The i30 also puts its radar to good use in the roles of blind spot detection and rear cross traffic alert functions and also sports a lane keeping assist that not only sounds an alarm if it senses unintentional lane changing but also induces corrective steering to guide the driver back to a safe position.
A speed limit information function uses the front camera and information from the navigation system to identify road speed signs and display the speed limit in real time. The information is displayed both in the navigation system display as well as in the TFT cluster.
Finally, it follows the latest Mazda3 in also taking a high beam assist that detects both oncoming vehicles and vehicles in the same lane ahead at night and changes to low-beam as appropriate, reducing blinding effects on other drivers. Whenever there are no vehicles detected, the system automatically re-activates the high beams, maximising the driver’s range of vision.
Although i30 has lost ground in New Zealand, not just being bruised within its immediate sector – where it has been pushed around not just by the dominant, fleet-favoured Toyota Corolla but also the private sector darling, the Mazda3 – it remains of high importance to Hyundai.
That status will increase with this third generation version, in part because this line is destined for the first time to break beyond every day family and fleet use, with a high-performance N hot hatchback edition also coming. The work of the company's development centre at the Nurburgring, the sports model – now understood to be called the RN30 - has already been signed off for NZ introduction, potentially also coming in 2017 albeit some time after the mainstream editions.
Hyundai has revealed the new i30 was benchmarked against every model in its segment, picking out the attributes of competitors that it wanted to focus and improve on.
Though the overall styling is quite generic, the next car builds upon the strong styling message that, the brand claims, has always helped sell the car.
The most distinctive first-glance feature is the ‘Cascading Grille’ at the front, a new signature that will be introduced across all of its models over time.
A body that is 28kg lighter than the current car’s, with kerb weight now starting from 1316kg, and 20 percent stronger is also slightly longer and wider, but also a bit lower. The new i30 is 4340mm long, 1795mm wide, and 1455mm high. The wheelbase of 2650mm is identical to the current car’s.
Hyundai is offering the i30 with three petrol engines and one diesel from launch, including a new 102kW, 241Nm 1.4-litre turbocharged petrol engine. Also in the petrol range is a base non-turbocharged 74kW 1.4 petrol and a turbocharged 88kW 1.0 three-cylinder unit.
The diesel is a 1.6-litre turbo with 71kW, 81kW or 97kW. Overseas’ reports suggest emissions of CO2 are as low as 89g/km in the most frugal version.
Transmissions include a standard six-speed manual, and an optional seven-speed dual-clutch automatic on the two most potent diesels and the turbo 1.4 petrol.
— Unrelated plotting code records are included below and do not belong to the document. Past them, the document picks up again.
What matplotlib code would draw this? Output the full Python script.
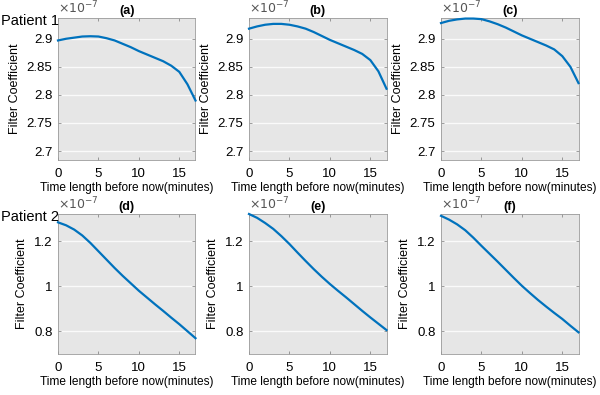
import matplotlib
matplotlib.use("Agg")
import matplotlib.pyplot as plt
from matplotlib.ticker import FuncFormatter

plt.rcParams['font.family'] = ['Liberation Sans', 'DejaVu Sans']

minutes = list(range(0, 18))

# values in units of 1e-7
coef_a = [2.897, 2.900, 2.902, 2.904, 2.9045, 2.904, 2.901, 2.897, 2.891, 2.885,
          2.878, 2.872, 2.866, 2.860, 2.852, 2.841, 2.819, 2.790]
coef_b = [2.918, 2.922, 2.925, 2.9265, 2.9265, 2.925, 2.922, 2.918, 2.912, 2.905,
          2.898, 2.892, 2.886, 2.880, 2.873, 2.862, 2.842, 2.811]
coef_c = [2.928, 2.932, 2.9345, 2.936, 2.936, 2.935, 2.931, 2.926, 2.920, 2.913,
          2.906, 2.900, 2.894, 2.888, 2.881, 2.869, 2.850, 2.821]
coef_d = [1.283, 1.270, 1.251, 1.225, 1.192, 1.155, 1.118, 1.081, 1.046, 1.013,
          0.980, 0.950, 0.920, 0.891, 0.861, 0.832, 0.801, 0.770]
coef_e = [1.320, 1.303, 1.280, 1.254, 1.222, 1.187, 1.149, 1.112, 1.076, 1.042,
          1.010, 0.980, 0.951, 0.921, 0.891, 0.862, 0.834, 0.806]
coef_f = [1.312, 1.295, 1.274, 1.248, 1.215, 1.179, 1.144, 1.109, 1.073, 1.037,
          1.002, 0.970, 0.939, 0.910, 0.882, 0.855, 0.825, 0.796]

series = [coef_a, coef_b, coef_c, coef_d, coef_e, coef_f]
panel_labels = ['(a)', '(b)', '(c)', '(d)', '(e)', '(f)']
row_labels = ['Patient 1', 'Patient 2']
x_ticks = [0, 5, 10, 15]
y_ticks_top = [2.7, 2.75, 2.8, 2.85, 2.9]
y_ticks_bottom = [0.8, 1.0, 1.2]

fig = plt.figure(figsize=(6, 3.95), dpi=100)
W, H = 600, 395
lefts = [58, 249, 441]
width = 137.5
rows = [(18, 160), (214, 354)]
ylims = [(2.684, 2.937), (0.7, 1.32)]

blue = '#0072BD'
for i, vals in enumerate(series):
    r, c = divmod(i, 3)
    top, bot = rows[r]
    ax = fig.add_axes([lefts[c] / W, (H - bot) / H, width / W, (bot - top) / H])
    ax.set_facecolor('#e6e6e6')
    ax.plot(minutes, vals, color=blue, lw=1.6, clip_on=False, zorder=3)
    ax.set_xlim(0, 17)
    ax.set_ylim(*ylims[r])
    ax.set_xticks(x_ticks)
    ax.set_yticks(y_ticks_top if r == 0 else y_ticks_bottom)
    ax.yaxis.set_major_formatter(FuncFormatter(lambda v, p: f'{v:g}'))
    ax.grid(axis='y', color='#fafafa', lw=1.0)
    ax.set_axisbelow(True)
    for s in ax.spines.values():
        s.set_color('#9a9a9a')
        s.set_linewidth(0.6)
    ax.tick_params(direction='in', length=2.5, width=0.5, color='#777777',
                   top=True, right=True, labelsize=9.5, pad=4)
    ax.tick_params(axis='x', pad=5.5)
    ax.set_xlabel('Time length before now(minutes)', fontsize=8.6, labelpad=1.5)
    ax.set_ylabel('Filter Coefficient', fontsize=9.0, labelpad=4)
    ax.set_title(panel_labels[i], fontsize=9, fontweight='bold', pad=3)
    ax.text(0.0, 1.01, r'$\times10^{-7}$', transform=ax.transAxes,
            fontsize=9, color='#555555', ha='left', va='bottom')

for r, lab in enumerate(row_labels):
    top, bot = rows[r]
    fig.text(1 / W, (H - top - 3) / H, lab, fontsize=10.5, ha='left', va='center')

fig.savefig('out.png', dpi=100)
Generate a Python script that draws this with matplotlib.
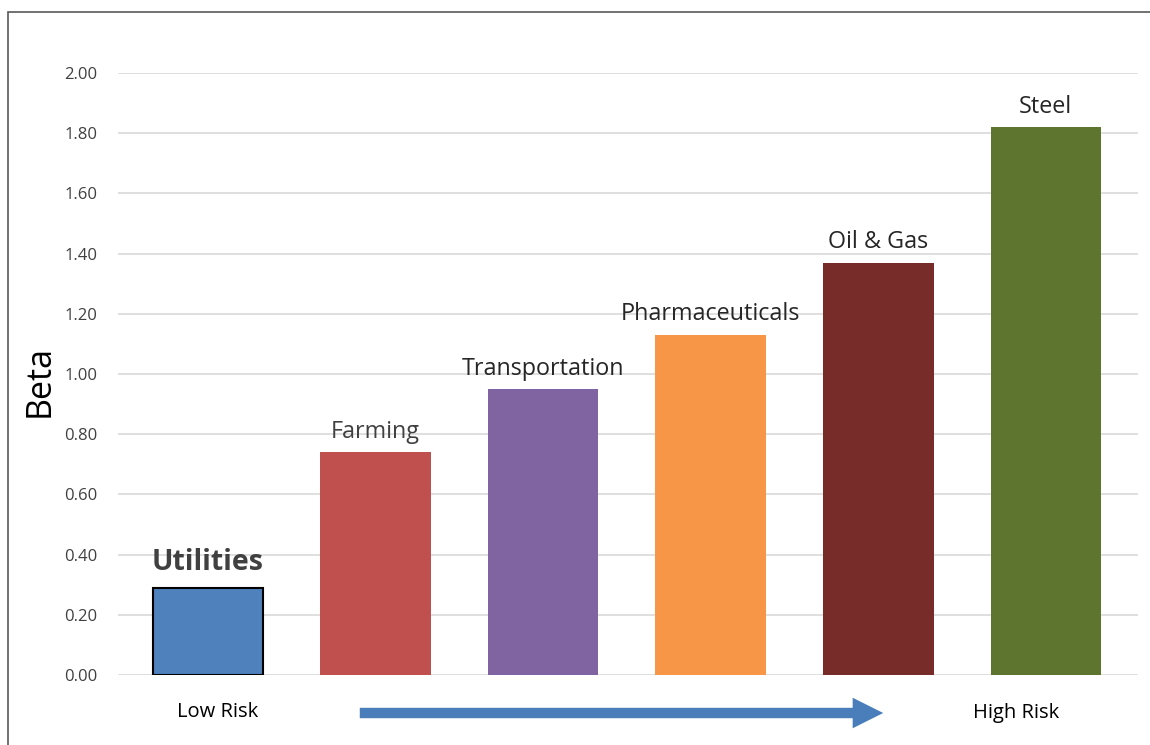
import matplotlib.pyplot as plt
from matplotlib.patches import Rectangle, FancyArrowPatch

plt.rcParams['font.family'] = ['Open Sans', 'DejaVu Sans']

# Industry betas, ordered from low to high risk
industries = ['Utilities', 'Farming', 'Transportation', 'Pharmaceuticals', 'Oil & Gas', 'Steel']
betas = [0.29, 0.74, 0.95, 1.13, 1.37, 1.82]
colors = ['#4f81bd', '#c0504d', '#8064a2', '#f79646', '#772c2a', '#5e7530']
yticks = [0.0, 0.2, 0.4, 0.6, 0.8, 1.0, 1.2, 1.4, 1.6, 1.8, 2.0]

text_color = '#404040'

fig = plt.figure(figsize=(11.5, 7.45), dpi=100)
ax = fig.add_axes([0.1026, 0.094, 0.887, 0.808])

x = range(len(industries))
bars = ax.bar(x, betas, width=0.66, color=colors, zorder=3)
bars[0].set_edgecolor('black')
bars[0].set_linewidth(1.5)

# Category labels sit just above each bar
for i, (name, b) in enumerate(zip(industries, betas)):
    if i == 0:
        ax.text(i, b + 0.035, name, ha='center', va='bottom', fontsize=20.5,
                fontweight='bold', color=text_color)
    else:
        ax.text(i, b + 0.028, name, ha='center', va='bottom', fontsize=16.8,
                color='#262626' if i > 1 else text_color)

ax.set_xlim(-0.537, 5.55)
ax.set_ylim(0, 2.0)
ax.set_yticks(yticks)
ax.set_yticklabels([f'{v:.2f}' for v in yticks], fontsize=12, color=text_color)
ax.set_xticks([])
ax.tick_params(axis='y', length=0, pad=15)
ax.grid(axis='y', color='#d9d9d9', linewidth=1.2, zorder=0)
for s in ax.spines.values():
    s.set_visible(False)

fig.text(40 / 1150, 1 - 381 / 745, 'Beta', rotation=90, ha='center', va='center',
         fontsize=24.5, color='black')

# Risk direction below the axis
fig.text(218 / 1150, 1 - 712 / 745, 'Low Risk', ha='center', va='center',
         fontsize=14.5, color='black')
fig.text(1016 / 1150, 1 - 713 / 745, 'High Risk', ha='center', va='center',
         fontsize=14.5, color='black')
arrow = FancyArrowPatch((357 / 1150, 1 - 713 / 745), (886 / 1150, 1 - 713 / 745),
                        transform=fig.transFigure,
                        arrowstyle='simple,head_length=22,head_width=22,tail_width=7.5',
                        mutation_scale=1, color='#4a7ebb', linewidth=0)
fig.add_artist(arrow)

# Thin frame around the chart area
fig.add_artist(Rectangle((8 / 1150, -0.05), 1.2, 1.05 - 12 / 745,
                         transform=fig.transFigure, fill=False,
                         edgecolor='#595959', linewidth=1.2))

fig.savefig('out.png', dpi=100)
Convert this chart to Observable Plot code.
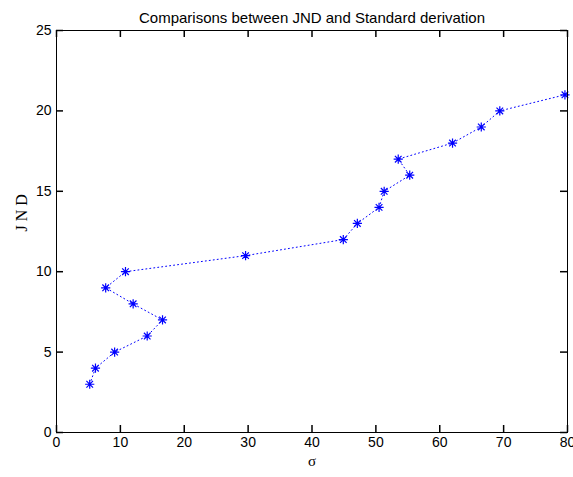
<!DOCTYPE html>
<html><head><meta charset="utf-8">
<script src="https://cdn.jsdelivr.net/npm/d3@7"></script>
<script src="https://cdn.jsdelivr.net/npm/@observablehq/plot@0.6"></script>
<style>body{margin:0;background:#fff}</style>
</head><body><div id="chart"></div>
<script>
const sigma = [5.2, 6.1, 9.1, 14.2, 16.6, 12.0, 7.7, 10.8, 29.6, 44.9, 47.1, 50.5, 51.3, 55.3, 53.5, 62.0, 66.5, 69.4, 79.6];
const jnd = [3, 4, 5, 6, 7, 8, 9, 10, 11, 12, 13, 14, 15, 16, 17, 18, 19, 20, 21];
const xTicks = [0, 10, 20, 30, 40, 50, 60, 70, 80];
const yTicks = [0, 5, 10, 15, 20, 25];
const title = "Comparisons between JND and Standard derivation";
const xLabel = "σ";
const yLabel = "J N D";

const data = sigma.map((s, i) => ({sigma: s, jnd: jnd[i]}));

// MATLAB-style '*' marker: plus combined with x
const star = {
  draw(ctx, size) {
    const r = Math.sqrt(size / Math.PI);
    const d = r * 0.72;
    ctx.moveTo(-r, 0); ctx.lineTo(r, 0);
    ctx.moveTo(0, -r); ctx.lineTo(0, r);
    ctx.moveTo(-d, -d); ctx.lineTo(d, d);
    ctx.moveTo(-d, d); ctx.lineTo(d, -d);
  }
};

const blue = "#0000ff";
const font = "'Liberation Sans', Arial, sans-serif";
const serif = "'Liberation Serif', 'Times New Roman', serif";
const W = 573, H = 477, mL = 56, mR = 6, mT = 30, mB = 45;
const tk = 7;
const pw = W - mL - mR, ph = H - mT - mB;

const chart = Plot.plot({
  width: W,
  height: H,
  marginLeft: mL,
  marginRight: mR,
  marginTop: mT,
  marginBottom: mB,
  style: {fontFamily: font, fontSize: "14px", background: "#fff", color: "#000"},
  x: {domain: [0, 80]},
  y: {domain: [0, 25]},
  marks: [
    Plot.line(data, {x: "sigma", y: "jnd", stroke: blue, strokeWidth: 1, strokeDasharray: "1,3"}),
    Plot.dot(data, {x: "sigma", y: "jnd", symbol: star, r: 4.6, stroke: blue, strokeWidth: 1.2}),
    Plot.frame({stroke: "#000"}),
    // inward ticks on all four sides
    Plot.tickX(xTicks, {x: d => d, insetTop: ph - tk, stroke: "#000", strokeWidth: 1.5}),
    Plot.tickX(xTicks, {x: d => d, insetBottom: ph - tk, stroke: "#000", strokeWidth: 1.5}),
    Plot.tickY(yTicks, {y: d => d, insetRight: pw - tk, stroke: "#000", strokeWidth: 1.5}),
    Plot.tickY(yTicks, {y: d => d, insetLeft: pw - tk, stroke: "#000", strokeWidth: 1.5}),
    Plot.axisX({ticks: xTicks, anchor: "bottom", tickSize: 0, tickPadding: 5, fontSize: 14, label: null}),
    Plot.axisY({ticks: yTicks, anchor: "left", tickSize: 0, tickPadding: 5, fontSize: 14, label: null}),
    Plot.text([title], {text: d => d, frameAnchor: "top", dy: -18, fontSize: 15}),
    Plot.text([xLabel], {text: d => d, frameAnchor: "bottom", dy: 33, fontSize: 15, fontFamily: serif}),
    Plot.text([yLabel], {text: d => d, frameAnchor: "left", dx: -35, rotate: -90, fontSize: 16, fontFamily: serif})
  ]
});
document.getElementById("chart").appendChild(chart);
</script>
</body></html>
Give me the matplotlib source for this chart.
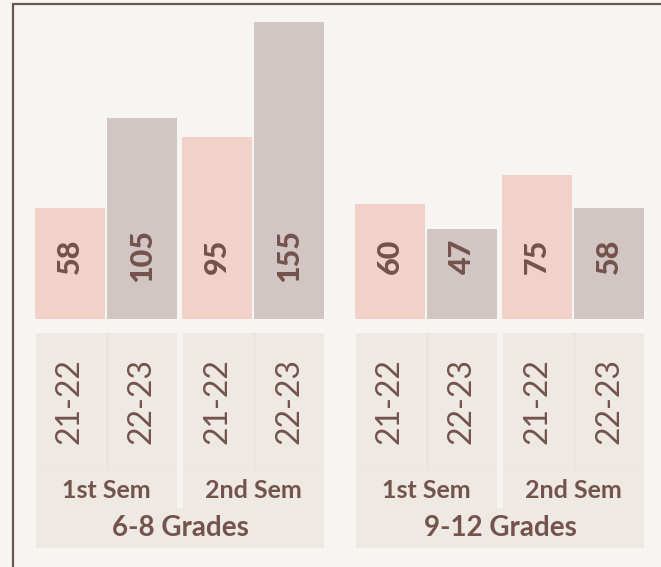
import matplotlib.pyplot as plt
from matplotlib.patches import Rectangle

groups = ['6-8 Grades', '9-12 Grades']
semesters = ['1st Sem', '2nd Sem']
years = ['21-22', '22-23']
values = [58, 105, 95, 155, 60, 47, 75, 58]

bg = '#F7F5F1'
ink = '#74534D'
bar_colors = {'21-22': '#F2D1C8', '22-23': '#D1C6C4'}
panel = '#EEE9E2'

plt.rcParams['font.family'] = ['Lato', 'DejaVu Sans']

W, H = 661, 567
fig = plt.figure(figsize=(W / 100, H / 100), dpi=100, facecolor=bg)

# layout in pixels
base_y = 319
px_per_unit = 1.916
x0, pitch, bar_w = 35, 72, 70
sem_off, grp_off = 147, 320

# overlay axes in pixel coordinates for panels / frame
lab = fig.add_axes([0, 0, 1, 1])
lab.set_xlim(0, W)
lab.set_ylim(H, 0)
lab.axis('off')
lab.set_facecolor(bg)

# bar axes: y=0 at the baseline pixel row
ax = fig.add_axes([0, (H - base_y) / H, 1, base_y / H])
ax.set_xlim(0, W)
ax.set_ylim(0, base_y / px_per_unit)
ax.axis('off')
ax.patch.set_alpha(0)

lefts = []
for g in range(len(groups)):
    for s in range(len(semesters)):
        for y in range(len(years)):
            lefts.append(x0 + g * grp_off + s * sem_off + y * pitch)

cols = [bar_colors[years[i % 2]] for i in range(len(values))]
ax.bar(lefts, values, width=bar_w, align='edge', color=cols, edgecolor='none')
label_v = (base_y - 256) / px_per_unit
for lx, v in zip(lefts, values):
    ax.text(lx + bar_w / 2, label_v, str(v), rotation=90, ha='center', va='center',
            fontsize=22, fontweight='black', color=ink)

# frame (only left and top edge visible)
lab.plot([12.5, 12.5], [3, H], color='#6E5650', lw=1.6, solid_capstyle='butt')
lab.plot([12, W], [3.5, 3.5], color='#6E5650', lw=1.6, solid_capstyle='butt')

# label panels
row_top, row_mid, row_sem, row_bot = 333, 470, 508, 548
for g, gname in enumerate(groups):
    gx = x0 + 1 + g * grp_off
    lab.add_patch(Rectangle((gx, row_sem), 288, row_bot - row_sem, color=panel, lw=0))
    for s, sname in enumerate(semesters):
        sx = gx + s * sem_off
        lab.add_patch(Rectangle((sx, row_top), 2 * pitch - 3, row_sem - row_top, color=panel, lw=0))
        lab.plot([sx, sx + 2 * pitch - 3], [row_mid, row_mid], color='#ECE7E0', lw=0.8)
        lab.plot([sx + pitch - 1, sx + pitch - 1], [row_top, row_mid], color='#E6E0D8', lw=0.8)
        for y, yname in enumerate(years):
            cx = sx + y * pitch + bar_w / 2 - 1
            lab.text(cx, 401, yname, rotation=90, ha='center', va='center',
                     fontsize=23, fontweight='normal', color=ink)
        lab.text(sx + pitch - 2, 490, sname, ha='center', va='center',
                 fontsize=18, fontweight='bold', color=ink)
    lab.text(gx + 144, 528, gname, ha='center', va='center',
             fontsize=20, fontweight='bold', color=ink)

fig.savefig('out.png', dpi=100, facecolor=bg)
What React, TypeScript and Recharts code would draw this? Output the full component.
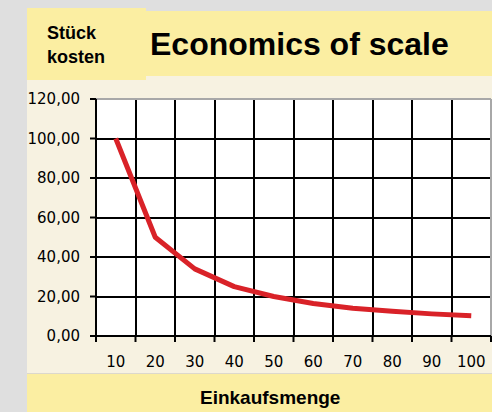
import { CartesianGrid, Line, LineChart, ReferenceLine, XAxis, YAxis } from 'recharts';

const quantities = [10, 20, 30, 40, 50, 60, 70, 80, 90, 100];
const unitCosts = [100, 50, 34, 25, 20, 16.5, 14, 12.5, 11.2, 10.3];
const yTicks = [0, 20, 40, 60, 80, 100, 120];
// Gitterlinien liegen zwischen den Kategorien
const gridTicks = [5, 15, 25, 35, 45, 55, 65, 75, 85, 95, 105];

const data = quantities.map((q, i) => ({ cost: unitCosts[i], q }));

const GRAY = '#dfdfdf';
const YELLOW = '#fbeea2';
const BEIGE = '#f7f2e1';
const RED = '#d92228';
const TICK_FONT = "'DejaVu Sans', sans-serif";
const LABEL_FONT = "'Liberation Sans', Arial, sans-serif";

const formatCost = (v: number): string => v.toFixed(2).replace('.', ',');

export default function App() {
  return (
    <div
      style={{
        background: GRAY,
        height: 412,
        left: 0,
        overflow: 'hidden',
        position: 'fixed',
        top: 0,
        width: 492,
      }}
    >
      {/* Plotbereich-Hintergrund */}
      <div style={{ background: BEIGE, height: 297, left: 27, position: 'absolute', top: 76, width: 465 }} />

      {/* Titelbalken */}
      <div style={{ background: YELLOW, height: 65, left: 146, position: 'absolute', top: 11, width: 346 }} />
      <div
        style={{
          color: '#000',
          fontFamily: LABEL_FONT,
          fontSize: 32,
          fontWeight: 700,
          left: 150,
          lineHeight: '32px',
          position: 'absolute',
          top: 28,
          whiteSpace: 'nowrap',
        }}
      >
        Economics of scale
      </div>

      {/* Achsentitel Y */}
      <div style={{ background: YELLOW, height: 72, left: 27, position: 'absolute', top: 8, width: 119 }} />
      <div
        style={{
          color: '#000',
          fontFamily: LABEL_FONT,
          fontSize: 18,
          fontWeight: 700,
          left: 47,
          lineHeight: '24px',
          position: 'absolute',
          top: 21,
        }}
      >
        Stück
        <br />
        kosten
      </div>

      {/* Fußzeile mit Achsentitel X */}
      <div
        style={{
          background: YELLOW,
          borderTop: '1px solid #dcd8cc',
          height: 38,
          left: 27,
          position: 'absolute',
          top: 373,
          width: 465,
        }}
      />
      <div
        style={{
          color: '#000',
          fontFamily: LABEL_FONT,
          fontSize: 19,
          fontWeight: 700,
          left: 200,
          lineHeight: '20px',
          position: 'absolute',
          top: 388,
          whiteSpace: 'nowrap',
        }}
      >
        Einkaufsmenge
      </div>

      <div style={{ left: 27, position: 'absolute', top: 76 }}>
        <LineChart data={data} height={297} margin={{ bottom: 0, left: 0, right: 1, top: 23 }} width={465}>
          <CartesianGrid
            fill="#ffffff"
            shapeRendering="crispEdges"
            stroke="#000"
            strokeWidth={2}
            xAxisId="grid"
          />
          <XAxis
            axisLine={{ stroke: '#000', strokeWidth: 2 }}
            dataKey="q"
            domain={[5, 105]}
            height={8}
            tickFormatter={() => ''}
            tickLine={{ stroke: '#000', strokeWidth: 2 }}
            tickSize={6}
            ticks={gridTicks}
            type="number"
            xAxisId="grid"
          />
          <XAxis
            axisLine={false}
            dataKey="q"
            domain={[5, 105]}
            height={29}
            tick={{ fill: '#000', fontFamily: TICK_FONT, fontSize: 15 }}
            tickLine={false}
            tickMargin={12}
            tickSize={0}
            ticks={quantities}
            type="number"
            xAxisId="lbl"
          />
          <YAxis
            axisLine={{ stroke: '#000', strokeWidth: 2 }}
            domain={[0, 120]}
            tick={{ fill: '#000', fontFamily: TICK_FONT, fontSize: 15 }}
            tickFormatter={formatCost}
            tickLine={{ stroke: '#000', strokeWidth: 2 }}
            tickMargin={10}
            tickSize={6}
            ticks={yTicks}
            type="number"
            width={69}
          />
          <ReferenceLine stroke="#a8a8a8" strokeWidth={2} xAxisId="grid" y={120} />
          <ReferenceLine stroke="#a8a8a8" strokeWidth={2} x={105} xAxisId="grid" />
          <Line
            dataKey="cost"
            dot={false}
            isAnimationActive={false}
            stroke={RED}
            strokeLinejoin="round"
            strokeWidth={5}
            type="linear"
            xAxisId="lbl"
          />
        </LineChart>
      </div>
    </div>
  );
}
The latter will stand as the fastest-accelerating version, with a 0-100kmh in 8.9 seconds and a top speed of 210kmh, until the 250kmh RN30 comes.
Hyundai has equipped the i30’s interior with reduced switchgear and an optional 8in ‘floating’ touchscreen atop the centre console (a 5in screen is standard) to control infotainment and other functions.
The new car is compatible with both Apple CarPlay and Android Auto for smartphone integration, there's a wireless charging mat for smartphones and a TomTom-sourced navigation system with, in Europe at least, real-time traffic updates among other functions.
Interior space is claimed to be class-leading, with the feeling of roominess being further enhanced by an optional panoramic sunroof which can tilt or slide open. Boot space is rated at 395 litres, rising to a maximum of 1301 litres with the rear seats folded.